Rumors abound that the 27th president of the United States, William Howard Taft, got stuck in a bathtub at the White House due to his portly size. Specifically, most stories say he was only removed once six people helped pry his flabby, naked body out, and some looser interpretations even suggest he died from the ordeal.

Welcome to Ripley’s History Off the Record, the show that explores the parts of history your textbooks never talked about. Today, we’re investigating a president who often gets little coverage, filling in the gap between founding father presidents and FDR. Sure, there’s another Roosevelt in there that gets attention, but by and large presidents Hayes through Hoover aren’t that well known. Even I could tell you precious little interesting things about President Chester Alan Arthur, but—in my very humble opinion—Taft at least deserves a little more than a body-shaming anecdote.

Taft’s Struggles

While it is true that Taft was America’s heaviest president, the story of him getting stuck in the tub itself has less evidence. I’m here to tell you why this story is not only untrue but how the whole story might just be a smear campaign orchestrated by conspiring toilet manufacturers.

William Howard Taft

William Howard Taft. Via Wikimedia Commons.
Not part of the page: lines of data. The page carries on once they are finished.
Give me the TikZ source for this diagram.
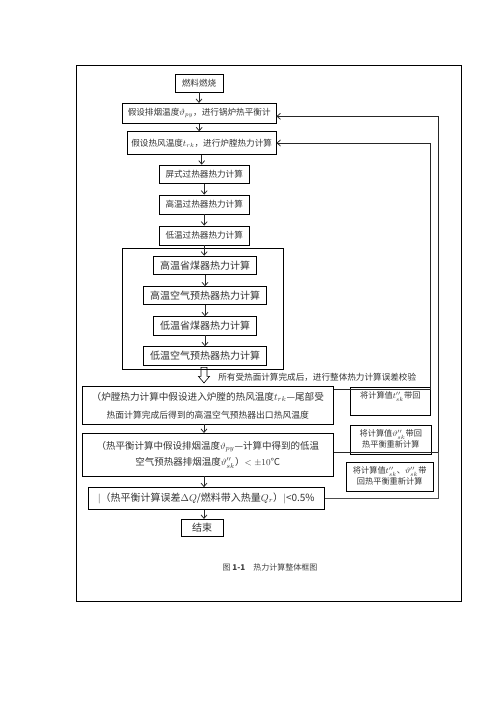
\documentclass[tikz,border=0pt]{standalone}
\usepackage{fontspec}
\newfontfamily\cjk{Noto Sans CJK SC}
\usetikzlibrary{arrows.meta}

\tikzset{every picture/.style={line width=0.75pt}}
\tikzset{
  flowbox/.style={draw, text=black!80, inner sep=0pt, align=center,
    font=\cjk\fontsize{8.6}{10}\selectfont},
  bigtext/.style={font=\cjk\fontsize{10}{12}\selectfont},
  sidebox/.style={draw, inner sep=0pt},
  sidetext/.style={text=black!80, inner sep=0pt, align=center,
    font=\cjk\fontsize{8.2}{9.6}\selectfont},
  arr/.style={-{Straight Barb[length=3.5pt,width=6pt]}, black!85},
  backline/.style={black!70},
}

\begin{document}
\begin{tikzpicture}[x=1pt,y=1pt,yscale=-1]
\useasboundingbox (0,0) rectangle (496,702);

%Page frame
\draw [line width=1pt] (76.3,65) rectangle (461.3,601);

% Main column
\node [flowbox, minimum width=48pt, minimum height=18pt] (fuel) at (199,83) {燃料燃烧};
\node [flowbox, minimum width=153.7pt, minimum height=20pt] (pyb) at (199.2,113.3) {假设排烟温度$\vartheta_{py}$，进行锅炉热平衡计};
\node [flowbox, minimum width=148.7pt, minimum height=22.6pt] (rkb) at (201.7,143) {假设热风温度$t_{rk}$，进行炉膛热力计算};
\node [flowbox, minimum width=90.5pt, minimum height=18.3pt] (pingshi) at (204.2,174.2) {屏式过热器热力计算};
\node [flowbox, minimum width=90.5pt, minimum height=19pt] (gaoguo) at (204.2,204.5) {高温过热器热力计算};
\node [flowbox, minimum width=90.5pt, minimum height=19pt] (diguo) at (204.2,235.5) {低温过热器热力计算};

%Economiser and air heater group
\node [sidebox, minimum width=160.6pt, minimum height=120.7pt] (group) at (203,308.7) {};
\node [flowbox, bigtext, minimum width=103.4pt, minimum height=18.3pt] (gaosheng) at (205,265.2) {高温省煤器热力计算};
\node [flowbox, bigtext, minimum width=123.4pt, minimum height=17.6pt] (gaokong) at (205,295.5) {高温空气预热器热力计算};
\node [flowbox, bigtext, minimum width=103.4pt, minimum height=18.3pt] (disheng) at (205,325.8) {低温省煤器热力计算};
\node [flowbox, bigtext, minimum width=123.4pt, minimum height=18.3pt] (dikong) at (205,355.8) {低温空气预热器热力计算};

% Text Node
\node [text=black!80, inner sep=0pt, anchor=west, font=\cjk\fontsize{8.6}{10}\selectfont] (note) at (218,377) {所有受热面计算完成后，进行整体热力计算误差校验};

% Checks
\node [flowbox, minimum width=251pt, minimum height=37.3pt] (lutang) at (207.8,405.3)
  {\fontsize{9.6}{11}\selectfont （炉膛热力计算中假设进入炉膛的热风温度$t_{rk}$—尾部受\\[8pt]
   \fontsize{8.8}{10}\selectfont 热面计算完成后得到的高温空气预热器出口热风温度};
\node [flowbox, minimum width=251pt, minimum height=42.7pt] (rph) at (207.8,454.7)
  {\fontsize{9.5}{11}\selectfont （热平衡计算中假设排烟温度$\vartheta_{py}$—计算中得到的低温\\[5pt]
   \fontsize{9.5}{11}\selectfont 空气预热器排烟温度$\vartheta''_{sk}$）$<\pm10$℃};
\node [flowbox, bigtext, minimum width=236pt, minimum height=21.8pt] (wucha) at (206.3,498.4)
  {$|$（热平衡计算误差$\Delta Q$/燃料带入热量$Q_r$）$|$<0.5\%};
\node [flowbox, bigtext, minimum width=42.3pt, minimum height=17.4pt] (end) at (202.2,528) {结束};

% Caption
\node [text=black!75, inner sep=0pt, font=\cjk\fontsize{8}{10}\selectfont] (caption) at (270,567) {图 \textbf{1-1}\quad 热力计算整体框图};

% Side notes
\node [sidebox, minimum width=79.3pt, minimum height=27.7pt,
  label={[sidetext, anchor=north, yshift=-4.5pt]north:将计算值$t''_{sk}$带回}] (s1) at (390.3,401.2) {};
\node [sidebox, minimum width=81.7pt, minimum height=28.3pt,
  label={[sidetext, anchor=north, yshift=-4pt]north:将计算值$\vartheta''_{sk}$带回\\热平衡重新计算}] (s2) at (390.8,439.8) {};
\node [sidebox, minimum width=87.3pt, minimum height=29pt,
  label={[sidetext, anchor=north, yshift=-3.5pt]north:将计算值$t''_{sk}$、$\vartheta''_{sk}$带\\回热平衡重新计算}] (s3) at (389.7,477.2) {};

%Straight Lines
\foreach \a/\b in {fuel/pyb, pyb/rkb, rkb/pingshi, pingshi/gaoguo, gaoguo/diguo,
                   diguo/gaosheng, gaosheng/gaokong, gaokong/disheng, disheng/dikong}
  \draw [arr] (\a.south) -- (\a.south |- \b.north);
\coordinate (col) at (204,0);
\foreach \a/\b in {lutang/rph, rph/wucha, wucha/end}
  \draw [arr] (col |- \a.south) -- (col |- \b.north);

%Hollow arrow below the group
\draw [line width=0.6pt] ([xshift=-2pt,yshift=-2pt]group.south) -- ++(0,9) -- ++(-2.5,0) -- ++(5.5,6.5)
  -- ++(5.5,-6.5) -- ++(-2.5,0) -- ++(0,-9) -- cycle;

%Return lines
\coordinate (r1) at (430.7,0);
\coordinate (r2) at (438.3,0);
\coordinate (lutout) at ([yshift=-16.4pt]lutang.east);
\coordinate (rphout) at ([yshift=-2.6pt]rph.east);
\coordinate (pyin) at ([yshift=3pt]pyb.east);
\draw [backline, arr] (lutout) -| (r1 |- rkb.east) -- (rkb.east);
\draw [backline, arr] (rphout) -| (r2 |- pyin) -- (pyin);
\draw [backline] (wucha.east) -| (r2 |- rphout);

\end{tikzpicture}
\end{document}
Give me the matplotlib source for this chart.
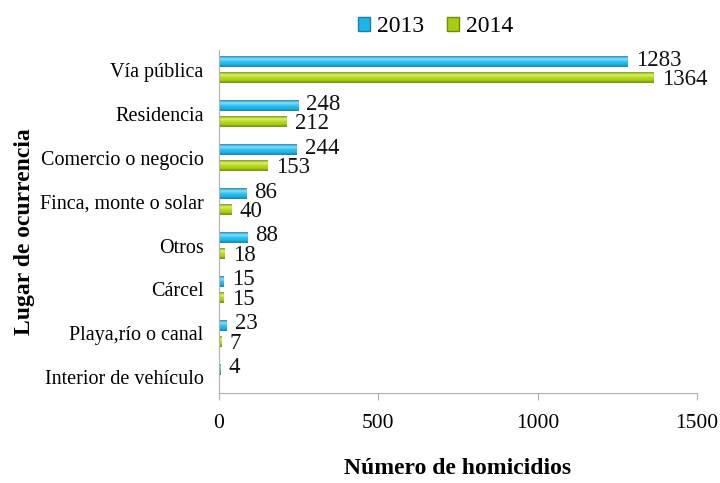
import numpy as np
import matplotlib
matplotlib.use("Agg")
import matplotlib.pyplot as plt
from matplotlib.colors import LinearSegmentedColormap
from matplotlib.patches import Rectangle

categories = ["Vía pública", "Residencia", "Comercio o negocio", "Finca, monte o solar",
              "Otros", "Cárcel", "Playa,río o canal", "Interior de vehículo"]
v2013 = [1283, 248, 244, 86, 88, 15, 23, 4]
v2014 = [1364, 212, 153, 40, 18, 15, 7, 0]
xticks = [0, 500, 1000, 1500]

plt.rcParams['font.family'] = ['Liberation Serif', 'DejaVu Serif']

# cylinder-like shading, top row first
blue_cm = LinearSegmentedColormap.from_list("b", ["#1a8ab8", "#8fe2fa", "#2cc4f2", "#1fb4e6", "#1780ad"])
green_cm = LinearSegmentedColormap.from_list("g", ["#7c9a10", "#e0f470", "#b6dc1c", "#a6cc14", "#6e8c08"])

fig = plt.figure(figsize=(7.2, 4.83), dpi=100)
ax = fig.add_axes([0.304, 0.186, 0.664, 0.711])

y = np.arange(len(categories))
h = 0.25
off = 0.185
b1 = ax.barh(y - off, v2013, height=h, color="#1fb4e6", label="2013")
b2 = ax.barh(y + off, v2014, height=h, color="#a6cc14", label="2014")

grad = np.linspace(0, 1, 64).reshape(-1, 1)
for bars, cm in [(b1, blue_cm), (b2, green_cm)]:
    for p in bars:
        if p.get_width() <= 0:
            continue
        x0, y0 = p.get_x(), p.get_y()
        w, hh = p.get_width(), p.get_height()
        # axis is inverted, so extent top is y0 (visually upper edge)
        ax.imshow(grad, cmap=cm, aspect="auto", extent=(x0, x0 + w, y0 + hh, y0),
                  clip_path=p, clip_on=True, zorder=2, interpolation="bicubic")
        p.set_zorder(1)

for bars, vals, dy, ny in [(b1, v2013, -off, 1), (b2, v2014, off, -1.5)]:
    for yi, v in zip(y, vals):
        if v <= 0:
            continue
        ax.annotate(str(v), (v, yi + dy), xytext=(6, ny), textcoords="offset points",
                    va="center", ha="left", fontsize=16.5, color="#111111")

ax.set_xlim(0, 1500)
ax.set_ylim(7.36, -0.455)
ax.set_xticks(xticks)
ax.set_xticklabels([str(t) for t in xticks], fontsize=15.5)
ax.set_yticks(y)
ax.set_yticklabels(categories, fontsize=14.5)
ax.tick_params(axis="y", length=0, pad=11)
ax.tick_params(axis="x", length=5, color="#b0b0b0", pad=10, direction="out")
for s in ["top", "right"]:
    ax.spines[s].set_visible(False)
for s in ["left", "bottom"]:
    ax.spines[s].set_color("#b0b0b0")

ax.set_xlabel("Número de homicidios", fontsize=17, fontweight="bold")
ax.set_ylabel("Lugar de ocurrencia", fontsize=17, fontweight="bold")
ax.xaxis.set_label_coords(0.5, -0.19)
ax.yaxis.set_label_coords(-0.385, 0.47)

handles = [Rectangle((0, 0), 1, 1, facecolor="#1fb4e6", edgecolor="#1780ad"),
           Rectangle((0, 0), 1, 1, facecolor="#a6cc14", edgecolor="#6e8c08")]
fig.legend(handles, ["2013", "2014"], loc="upper center", bbox_to_anchor=(0.605, 1.01),
           ncol=2, frameon=False, fontsize=17, handlelength=0.5, handleheight=0.5,
           handletextpad=0.3, columnspacing=1.0)

fig.savefig("out.png", dpi=100)
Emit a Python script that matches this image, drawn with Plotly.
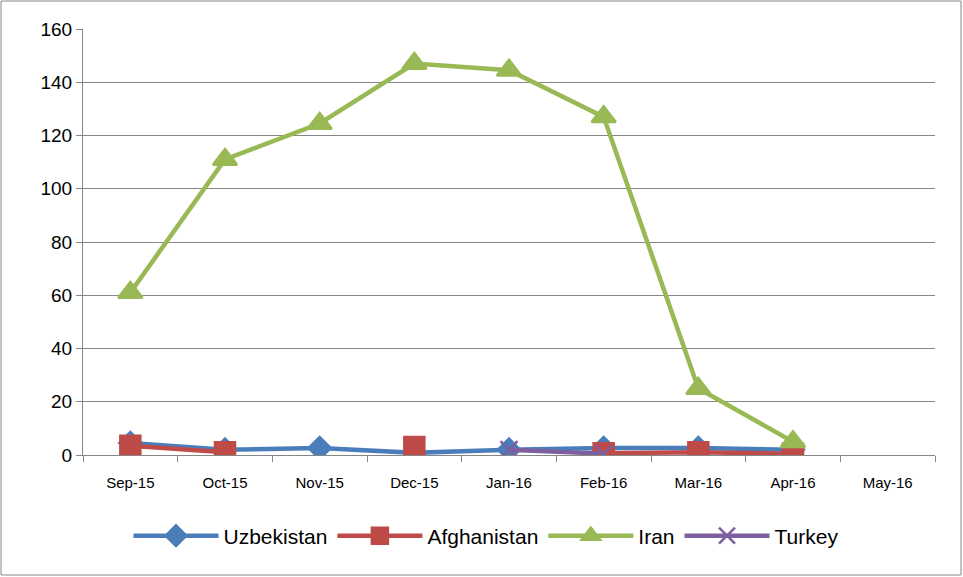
import plotly.graph_objects as go

months = ["Sep-15", "Oct-15", "Nov-15", "Dec-15", "Jan-16", "Feb-16", "Mar-16", "Apr-16", "May-16"]
uzbekistan = [4.5, 2, 2.6, 0.8, 2, 2.6, 2.6, 2, None]
afghanistan = [3.5, 1, None, 3, None, 0.7, 1, 0.5, None]
iran = [61, 111, 124.5, 147, 144.5, 127, 25, 5, None]
turkey = [None, None, None, None, 2, 0.5, None, None, None]

W, H = 963, 577
L, R, T, B = 83, 28, 29, 122
pw, ph = W - L - R, H - T - B

fig = go.Figure()
series = [
    ("Uzbekistan", uzbekistan, "#4A7EBB", "diamond", 17),
    ("Afghanistan", afghanistan, "#BE4B48", "square", 20),
    ("Iran", iran, "#98B954", "triangle-up", 21),
    ("Turkey", turkey, "#7D5FA0", "x-thin", 17),
]
for name, vals, col, sym, sz in series:
    fig.add_trace(go.Scatter(
        x=months, y=vals, name=name, mode="lines+markers",
        line=dict(color=col, width=4.5),
        marker=dict(symbol=sym, size=sz, color=col, line=dict(color=col, width=2.5)),
        connectgaps=False,
    ))

fig.update_layout(
    width=W, height=H,
    margin=dict(l=L, r=R, t=T, b=B),
    plot_bgcolor="white", paper_bgcolor="white",
    font=dict(family="Liberation Sans, sans-serif", color="#000000"),
    xaxis=dict(type="category", range=[-0.5, 8.5], showgrid=False,
               showline=True, linecolor="#868686", linewidth=1,
               ticks="outside", tickson="boundaries", ticklen=6, tickcolor="#868686",
               tickfont=dict(size=15), ticklabelstandoff=14,
               categoryorder="array", categoryarray=months),
    yaxis=dict(range=[0, 160], dtick=20, showgrid=True, gridcolor="#868686", gridwidth=1,
               showline=True, linecolor="#868686", linewidth=1,
               ticks="outside", ticklen=6, tickcolor="#868686",
               tickfont=dict(size=19), zeroline=False),
    legend=dict(orientation="h", x=(486 - L) / pw, xanchor="center", y=(455 - 536) / ph, yanchor="middle",
                font=dict(size=21), itemwidth=85, traceorder="normal"),
    shapes=[dict(type="rect", xref="paper", yref="paper",
                 x0=(1 - L) / pw, x1=(W - 2 - L) / pw,
                 y0=-(H - 2 - T - ph) / ph, y1=(T - 1) / ph + 1,
                 line=dict(color="#868686", width=1), layer="below")],
)

fig.write_html("out.html")
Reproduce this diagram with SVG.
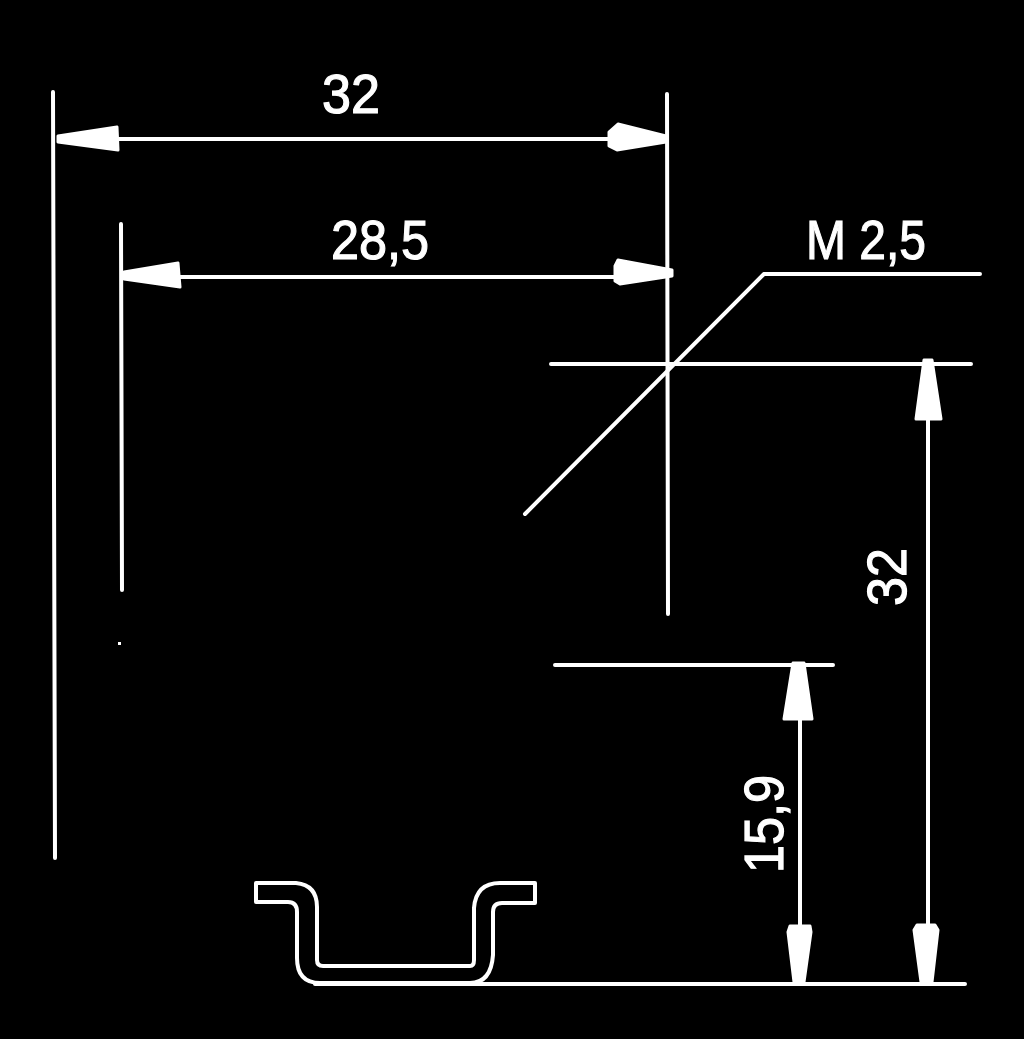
<svg xmlns="http://www.w3.org/2000/svg" width="1024" height="1039" viewBox="0 0 1024 1039">
<defs><style>
.l{stroke:#fff;stroke-width:4;fill:none;stroke-linecap:round;stroke-linejoin:round}
.a{fill:#fff;stroke:#fff;stroke-width:3;stroke-linejoin:round}
.t{fill:#fff;stroke:#fff;stroke-width:1.2;font-family:"Liberation Sans",Arial,sans-serif;font-size:56px}
</style></defs>
<rect width="1024" height="1039" fill="#000"/>
<g id="connectors">
<path class="l" d="M53 92L55 858M667 94L668 614M121 224L122 590"/>
<rect x="118" y="642" width="3" height="3" fill="#fff"/>
<path class="l" d="M118 139H612M180 277H620"/>
<path class="l" d="M551 364H971M764 274H980M764 274L525 514M555 665H833M315 984H965"/>
<path class="l" d="M928 420V930M800 720V930"/>
<path class="a" d="M58 136L117 127L118 150L58 142Z"/>
<path class="a" d="M666 136L618 124L609 132V146L617 150L666 142Z"/>
<path class="a" d="M124 272L178 263L180 287L124 279Z"/>
<path class="a" d="M672 270L618 260L615 266V281L620 284L672 276Z"/>
<path class="a" d="M924 360H932L941 419H916Z"/>
<path class="a" d="M793 663H804L812 719H784Z"/>
<path class="a" d="M794 982L788 932L790 926H810L811 932L804 982Z"/>
<path class="a" d="M921 982L914 930L917 925H935L938 930L932 982Z"/>
</g>
<g id="rail"><path class="l" d="M256 883H296Q317 885 317 907V960Q317 966 323 966H470Q474 966 474 960V908Q476 883 500 883H535V903H502Q493 903 493 912V955Q491 983 470 983H320Q297 983 297 958V912Q297 902 288 902H256Z"/></g>
<g id="label-32-top"><text class="t" x="351" y="113" text-anchor="middle" textLength="58" lengthAdjust="spacingAndGlyphs">32</text></g>
<g id="label-28-5"><text class="t" x="380" y="259" text-anchor="middle" textLength="98" lengthAdjust="spacingAndGlyphs">28,5</text></g>
<g id="label-m25"><text class="t" x="866" y="259" text-anchor="middle" textLength="120" lengthAdjust="spacingAndGlyphs">M 2,5</text></g>
<g id="label-32-side"><text class="t" transform="translate(906 577) rotate(-90)" text-anchor="middle" textLength="58" lengthAdjust="spacingAndGlyphs">32</text></g>
<g id="label-15-9"><text class="t" transform="translate(783 824) rotate(-90)" text-anchor="middle" textLength="98" lengthAdjust="spacingAndGlyphs">15,9</text></g>
</svg>
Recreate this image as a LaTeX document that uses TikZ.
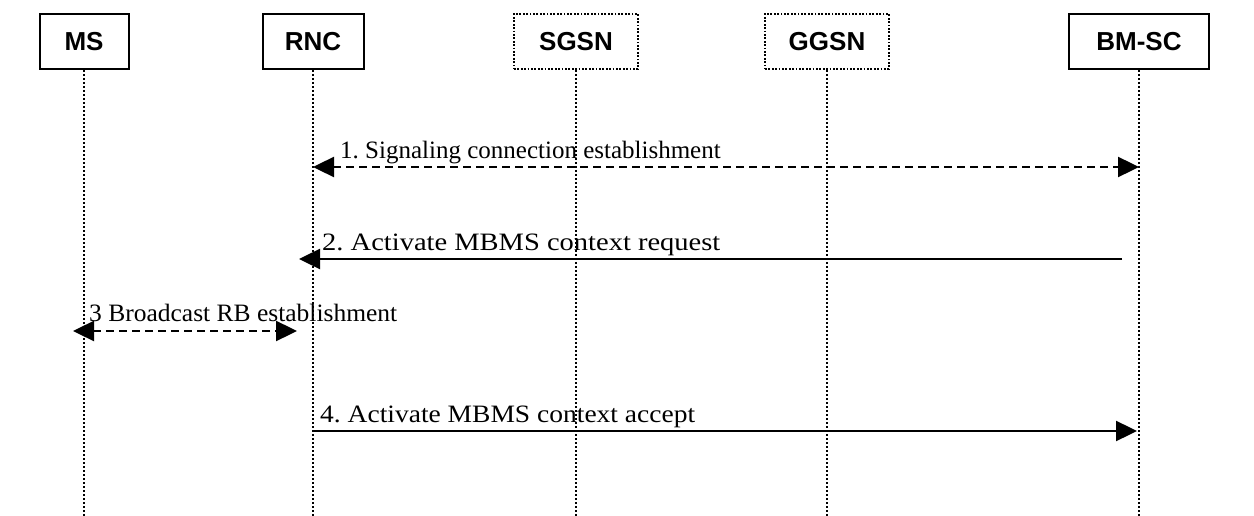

A wrestler and dancer in his younger years, Taft stood six feet tall and weighed in at 340 pounds by the end of his presidency. Despite his size, Taft was always commended for his gentle spirit. He was said by many to be the politest man in Washington, and himself admitted that he was much too quiet for the politics of his office. In the same way that George Washington struggled to manage his teeth, Taft struggled to manage his weight for most of his life, participating in a litany of fad diets and weight loss programs throughout his life.

To look into this rumor, I scoured and cross-referenced every single surviving historical mention of tubs, showers, toilets, baths, and even pools with President Taft, and there are only three events that even come close to the story recounted by hip history buffs, Snapple caps, and children’s books.

The Tub Tales

The first, and most well-documented case is that of Taft ordering a special extra-large tub installed aboard the ship he used while overseeing the construction of the Panama Canal. Pictures of this custom tub can be found with four full-grown adults sitting comfortably inside. The tub was later installed at his request in the White House when he took office.

An engineering interviewer at the time specifically asked Taft about how he fit in tubs—which the statesman admitted enjoying the casual soak-in—when he traveled, and he simply responded that if no reasonable tub was available, he simply showered. Now, this already pokes a major hole in the stuck story. We know, before he ever stepped foot in the White House, an enormous tub, specifically built for him was installed.

The second mention of Taft and baths was much simpler and involved him spilling water out of a bath in his second-story hotel room which subsequently leaked to the floor below. Embarrassing maybe, but no record of needing six men to unstick him.

The next primary account is where our libelous story starts, however. White House butler, Irwin Hoover, simply wrote that Taft would sometimes “stick” in the tub, and would have “help” getting out. No details about six people or being embarrassingly stuck are made, however.

Lillian Parks, a daughter of a White House maid, gave a second-hand account in a memoir and this account is much less favorable and closer to the widely spread rumors of bath time peril for Taft. This account is full of even more holes though. For one, the elder Parks—the one who worked as a maid in the White House—didn’t begin her career until ten years after Taft left office.

A Bold-Faced Bathroom Lie?

While there are no other events we found in papers or periodicals that mention Taft and tubs in a literal sense, something more sinister did arise in our research. The fact that Taft fought the porcelain trust. This cartel of price-fixers conspired to create a monopoly on toilets and bathroom fixtures using patent licenses to control commode costs.

In 1912, the Taft administration successfully blocked this abuse of patent law and broke up the trust. 1912 was also the year Taft fought a bitter election against both Woodrow Wilson, and former friends and President Theodore Roosevelt at the head of the Bull-Moose Party. Campaigns took shots at Taft’s weight, and it’s very likely the bathtub fallacy took hold in the American consciousness at this time. Whether it was partisan gossip, an exaggerated maid’s tale, or the conspiracy of the bath trust seems impossible to know now.

Beyond Taft’s Tub Legacy

Sadly, his weight and the bathtub story are the two biggest footnotes to Taft’s legacy in textbooks and lectures. And since he was treated so unfairly, let me list now some of the cooler things about Taft:

In his political career, he brought forward 80 antitrust lawsuits, reorganized the State Department, presided over the establishment of the income tax, and became the only president to also serve as the Chief Justice of the Supreme Court! Culturally, his campaign made its own attempt at the success of the Teddy Bear, called the Billy Opossum, and brought his very own cow to the White House named Pauline Wayne, who walked the White House lawn and provided the first family and tourists with presidential milk.

Taft as Chief Justice of the Supreme Court.

Taft as Chief Justice of the Supreme Court. Via Wikimedia Commons.

Though history remembers him as its chubby president—milk non-withstanding, Taft himself claimed his time as a Supreme Court justice was his most fulfilling.